Dziewczynka miała tylko nieznaczne obrażenia w okolicach twarzy. Jak wyjaśniła rzecznik, obrażenia te miały taki charakter, że mogły powstać w bardzo różnych okolicznościach, np. w momencie, gdy dziecko się przewróciło.
Przyczynę śmierci dziewczynki ustali sekcja zwłok, która odbyła się w środę w gdańskim Zakładzie Medycyny Sądowej. - Nie znam jeszcze nawet wstępnych wyników - powiedział szef gdyńskiej prokuratury Witold Niesiołowski.

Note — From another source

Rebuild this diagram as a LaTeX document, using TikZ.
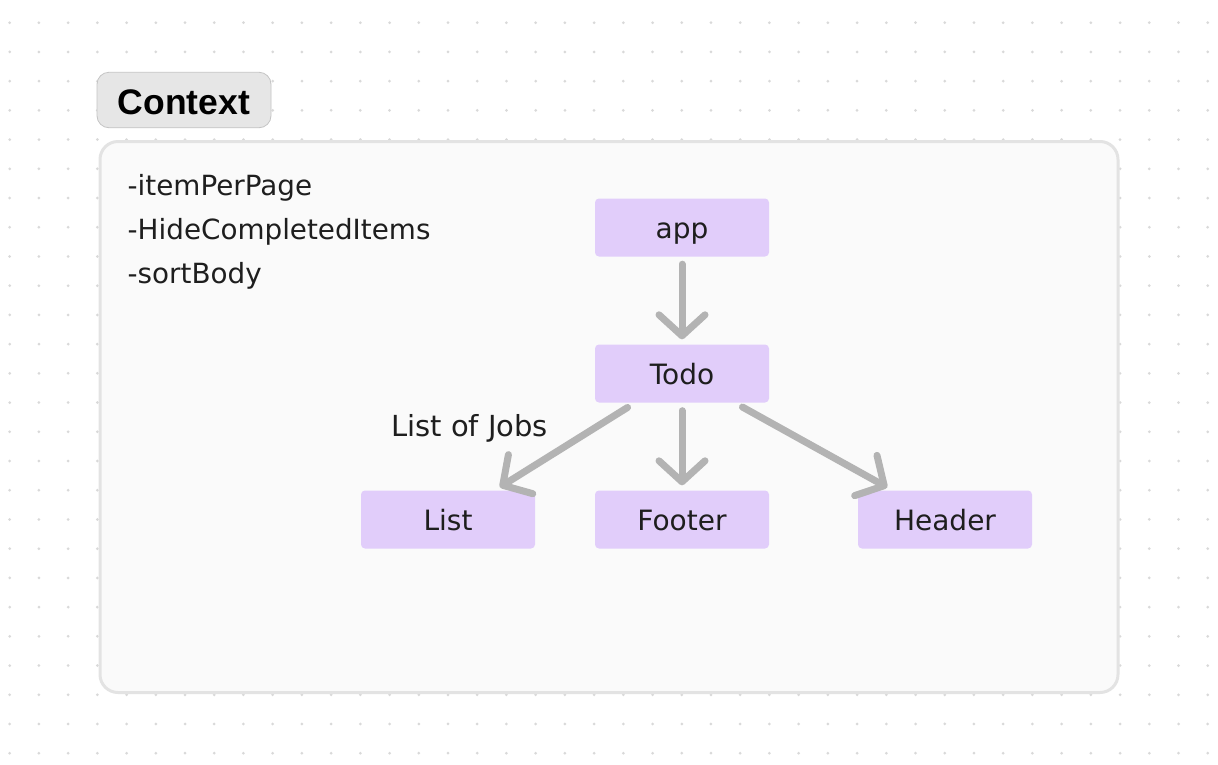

Zaznaczył, że nawet gdy do podległej mu jednostki dotrą wyniki sekcji, nie zostaną one - dla dobra śledztwa - ujawnione mediom. Prokurator dodał jednak, że pewne okoliczności w tej sprawie mogą wskazywać na to, że 13-latka została zabita. - Śledztwo prowadzone jest pod kątem zabójstwa - wyjaśnił Niesiołowski.
Podhorecka-Kłos powiedziała, że gdyńska policja - oprócz zbierania śladów i zeznań świadków itd. - zapoznaje się także z nagraniami z monitoringu miejskiego w Gdyni i Gdańsku. Nagrania te mogą pomóc ustalić, gdzie i z kim przebywała we wtorek dziewczynka.